Through adapting designs off site, the Atkins team could create units that were constructed offsite and fit for purpose – portable, durable, cost effective, easily assembled and maintained.

Connected cities

Beyond the temporary fixes of war zones, offsite modular construction is also playing a significant part in the long-term development of cities. One project, New Islington in Manchester, even allows residents to help design their new homes, which are then assembled on site.

And far beyond the UK, advanced offsite construction schemes are already taking shape. Take the Chinese desert city of Karamay in the isolated province of Xinjinag Uygur, north west China, for example.
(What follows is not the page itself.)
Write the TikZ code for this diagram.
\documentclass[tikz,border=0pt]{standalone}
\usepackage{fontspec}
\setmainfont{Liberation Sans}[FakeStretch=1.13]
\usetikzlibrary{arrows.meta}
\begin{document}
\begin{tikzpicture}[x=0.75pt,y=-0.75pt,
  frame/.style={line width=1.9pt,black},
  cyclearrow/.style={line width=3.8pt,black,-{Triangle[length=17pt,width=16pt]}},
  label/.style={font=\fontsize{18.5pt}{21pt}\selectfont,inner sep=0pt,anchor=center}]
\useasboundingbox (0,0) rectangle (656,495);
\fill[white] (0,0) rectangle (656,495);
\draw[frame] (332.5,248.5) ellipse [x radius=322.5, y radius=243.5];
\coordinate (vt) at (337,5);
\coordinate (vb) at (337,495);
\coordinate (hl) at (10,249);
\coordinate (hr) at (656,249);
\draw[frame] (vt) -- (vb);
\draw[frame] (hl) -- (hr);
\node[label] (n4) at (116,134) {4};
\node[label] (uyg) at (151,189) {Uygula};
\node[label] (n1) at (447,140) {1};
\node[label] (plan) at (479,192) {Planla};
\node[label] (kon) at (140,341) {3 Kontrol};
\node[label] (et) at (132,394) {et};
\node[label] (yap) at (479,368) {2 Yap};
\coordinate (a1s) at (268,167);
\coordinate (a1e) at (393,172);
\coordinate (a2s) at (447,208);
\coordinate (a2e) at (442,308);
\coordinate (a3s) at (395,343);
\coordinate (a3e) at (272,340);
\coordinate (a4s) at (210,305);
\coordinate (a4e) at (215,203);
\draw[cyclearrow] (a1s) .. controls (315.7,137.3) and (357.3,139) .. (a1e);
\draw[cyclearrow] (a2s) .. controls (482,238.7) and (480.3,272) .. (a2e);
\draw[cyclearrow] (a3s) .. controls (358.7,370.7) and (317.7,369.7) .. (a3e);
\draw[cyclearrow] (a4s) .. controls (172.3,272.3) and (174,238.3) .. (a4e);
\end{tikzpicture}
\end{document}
Its origins as an oil city can be seen in the grime on its oldest structures but in recent years, provincial authorities decided that Karamay needed to take the next, belated step in its own development: to become a vibrant, varied city that attracts new immigrants and offers a broader range of social, economic and cultural resources. Central to this has been the construction of the Karamay Cloud Computing Industry Park, the centrepiece of the new Karamay economy.

Karamay’s climate is harsh – bitterly cold in winter and scorching in summer – making long-term construction difficult. Finding the right skills and materials to build from the ground up was a major challenge, both logistically and financially.
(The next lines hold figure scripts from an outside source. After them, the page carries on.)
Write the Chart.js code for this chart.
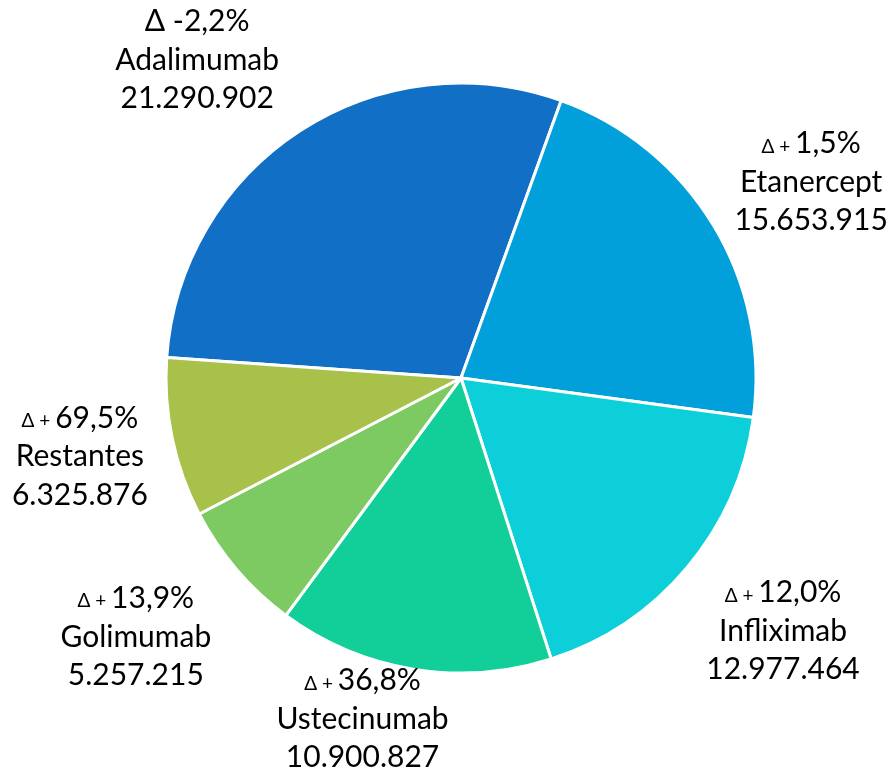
<!DOCTYPE html>
<html>
<head>
<meta charset="utf-8">
<script src="https://cdn.jsdelivr.net/npm/chart.js@4"></script>
<style>
html,body{margin:0;padding:0;background:#fff;}
#wrap{width:889px;height:771px;position:relative;}
</style>
</head>
<body>
<div id="wrap"><canvas id="c" width="889" height="771"></canvas></div>
<script>
const categories = ['Adalimumab', 'Etanercept', 'Infliximab', 'Ustecinumab', 'Golimumab', 'Restantes'];
const values = [21290902, 15653915, 12977464, 10900827, 5257215, 6325876];
const deltas = ['-2,2%', '+1,5%', '+12,0%', '+36,8%', '+13,9%', '+69,5%'];
const valueLabels = ['21.290.902', '15.653.915', '12.977.464', '10.900.827', '5.257.215', '6.325.876'];

const colors = ['#1170C6', '#01A0DA', '#0DCFDA', '#12CF9A', '#7DCA63', '#A8C14A'];
// label placement: [angle shift (deg), radius factor]
const labelPlace = [[-6.6, 1.401], [2.0, 1.360], [-1.8, 1.388], [6.8, 1.203], [2.0, 1.409], [0.1, 1.319]];

const FONT = 'Lato, "Noto Sans", sans-serif';
const BIG = 30, SMALL = 19, LINE = 38.5;

const labelPlugin = {
  id: 'outLabels',
  afterDraw(chart) {
    const ctx = chart.ctx;
    const meta = chart.getDatasetMeta(0);
    ctx.save();
    ctx.fillStyle = '#000';
    ctx.textBaseline = 'middle';
    meta.data.forEach((arc, i) => {
      const p = arc.getProps(['x', 'y', 'startAngle', 'endAngle', 'outerRadius'], true);
      const mid = (p.startAngle + p.endAngle) / 2 + labelPlace[i][0] * Math.PI / 180;
      const r = p.outerRadius * labelPlace[i][1];
      const cx = p.x + Math.cos(mid) * r;
      const cy = p.y + Math.sin(mid) * r;
      const d = deltas[i];
      let segs;
      if (d.startsWith('+')) {
        segs = [{t: 'Δ + ', s: SMALL}, {t: d.slice(1), s: BIG}];
      } else {
        segs = [{t: 'Δ ' + d, s: BIG}];
      }
      let total = 0;
      segs.forEach(sg => { ctx.font = sg.s + 'px ' + FONT; sg.w = ctx.measureText(sg.t).width; total += sg.w; });
      let x = cx - total / 2;
      ctx.textAlign = 'left';
      segs.forEach(sg => {
        ctx.font = sg.s + 'px ' + FONT;
        const yy = cy - LINE + (sg.s === SMALL ? 3 : 0);
        ctx.fillText(sg.t, x, yy);
        x += sg.w;
      });
      ctx.textAlign = 'center';
      ctx.font = BIG + 'px ' + FONT;
      ctx.fillText(categories[i], cx, cy);
      ctx.fillText(valueLabels[i], cx, cy + LINE);
    });
    ctx.restore();
  }
};

new Chart(document.getElementById('c'), {
  type: 'pie',
  data: {
    labels: categories,
    datasets: [{
      data: values,
      backgroundColor: colors,
      borderColor: '#ffffff',
      borderWidth: 3,
      hoverOffset: 0
    }]
  },
  options: {
    responsive: false,
    animation: false,
    rotation: -86,
    radius: 295,
    layout: { padding: { left: 100, right: 67, top: 50, bottom: 65 } },
    plugins: { legend: { display: false }, tooltip: { enabled: false } },
    events: []
  },
  plugins: [labelPlugin]
});
</script>
</body>
</html>
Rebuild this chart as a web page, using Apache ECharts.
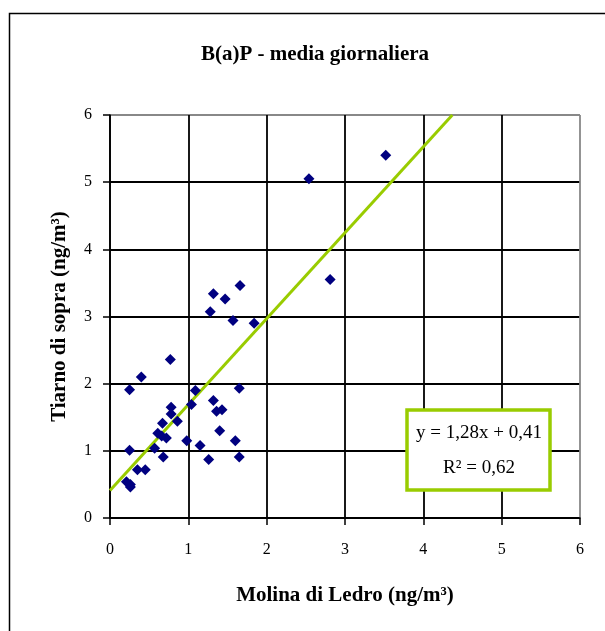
<!DOCTYPE html>
<html>
<head>
<meta charset="utf-8">
<script src="https://cdn.jsdelivr.net/npm/echarts@6/dist/echarts.min.js"></script>
<style>
  html, body { margin: 0; padding: 0; background: #fff; }
  #chart { width: 605px; height: 631px; }
</style>
</head>
<body>
<div id="chart"></div>
<script>
// punti misurati (x = Molina di Ledro, y = Tiarno di sopra)
var molina = [1.66, 1.32, 1.47, 1.28, 1.57, 1.84, 0.77, 2.54, 3.52, 2.81,
              0.40, 0.25, 1.65, 1.09, 0.78, 1.04, 1.32, 0.78, 1.36, 1.43,
              0.86, 0.67, 0.61, 0.72, 0.66, 1.40, 0.98, 0.57, 1.15, 1.60,
              0.25, 0.68, 1.26, 1.65, 0.35, 0.45, 0.21, 0.26, 0.26];
var tiarno = [3.46, 3.34, 3.26, 3.07, 2.94, 2.90, 2.36, 5.05, 5.40, 3.55,
              2.10, 1.91, 1.93, 1.90, 1.65, 1.69, 1.75, 1.55, 1.59, 1.61,
              1.44, 1.41, 1.26, 1.19, 1.22, 1.30, 1.15, 1.04, 1.08, 1.15,
              1.01, 0.91, 0.87, 0.91, 0.72, 0.72, 0.54, 0.50, 0.46];
// retta di tendenza (estremi)
var trendX = [0, 4.37];
var trendY = [0.41, 6];
var ticks = [0, 1, 2, 3, 4, 5, 6];

var points = molina.map(function (v, i) { return [v, tiarno[i]]; });
var trend = trendX.map(function (v, i) { return [v, trendY[i]]; });

var serif = '"Liberation Serif", "Times New Roman", serif';
var gridColors = ['#000', '#000', '#000', '#000', '#000', '#000', '#888'];

var myChart = echarts.init(document.getElementById('chart'));
var option = {
    backgroundColor: '#fff',
    animation: false,
    title: {
        text: 'B(a)P - media giornaliera',
        left: 310, top: 39, textAlign: 'center',
        textStyle: { fontFamily: serif, fontSize: 21, fontWeight: 'bold', color: '#000' }
    },
    grid: { left: 110, top: 115, width: 470, height: 403, containLabel: false },
    xAxis: {
        type: 'value', min: ticks[0], max: ticks[ticks.length - 1], interval: 1,
        name: 'Molina di Ledro (ng/m³)', nameLocation: 'middle', nameGap: 67,
        nameTextStyle: { fontFamily: serif, fontSize: 21, fontWeight: 'bold', color: '#000' },
        axisLine: { lineStyle: { color: '#000', width: 1.5 } },
        axisTick: { show: true, length: 7, lineStyle: { color: '#000', width: 1.5 } },
        axisLabel: { fontFamily: serif, fontSize: 16, color: '#000', margin: 24 },
        splitLine: { show: true, lineStyle: { color: gridColors, width: 1.8 } }
    },
    yAxis: {
        type: 'value', min: ticks[0], max: ticks[ticks.length - 1], interval: 1,
        name: 'Tiarno di sopra (ng/m³)', nameLocation: 'middle', nameGap: 40,
        nameTextStyle: { fontFamily: serif, fontSize: 21, fontWeight: 'bold', color: '#000' },
        axisLine: { lineStyle: { color: '#000', width: 1.5 } },
        axisTick: { show: true, length: 7, lineStyle: { color: '#000', width: 1.5 } },
        axisLabel: { fontFamily: serif, fontSize: 16, color: '#000', margin: 18 },
        splitLine: { show: true, lineStyle: { color: gridColors, width: 1.8 } }
    },
    graphic: [
        {
            type: 'rect', silent: true, z: -1,
            shape: { x: 9.5, y: 13.5, width: 640, height: 660 },
            style: { fill: 'none', stroke: '#000', lineWidth: 1.5 }
        },
        {
            type: 'rect', z: 10,
            shape: { x: 407, y: 410, width: 143, height: 80 },
            style: { fill: '#fff', stroke: '#99cc00', lineWidth: 3.5 }
        },
        {
            type: 'text', z: 11,
            x: 479, y: 433,
            style: { text: 'y = 1,28x + 0,41', fill: '#000', font: '19px ' + serif, align: 'center', verticalAlign: 'middle' }
        },
        {
            type: 'text', z: 11,
            x: 479, y: 468,
            style: { text: 'R² = 0,62', fill: '#000', font: '19px ' + serif, align: 'center', verticalAlign: 'middle' }
        }
    ],
    series: [
        {
            type: 'line', data: trend, symbol: 'none', z: 2,
            lineStyle: { color: '#99cc00', width: 3 }
        },
        {
            type: 'scatter', data: points, symbol: 'diamond', symbolSize: 11, z: 3,
            itemStyle: { color: '#000080', opacity: 1 }
        }
    ]
};
myChart.setOption(option);
</script>
</body>
</html>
In terms of engineering complexity, it is relatively easy to create a business park, but Karamay was different because the design had to be more modular to allow construction off site. The buildings were linked, like pods, and had to be relatively lightweight, so as to be built easily off site, transported and then bolted together.

This allowed engineers to create a network of linked offices. This is particularly useful in winter, as it allows people to move between them without having to go outside and face the ice, snow and wind.

From the desert plains of Afghanistan to a densely populated suburb of a large city in the UK, offsite construction techniques are helping more and more sustainable solutions to take shape. The only question now is, what’s next?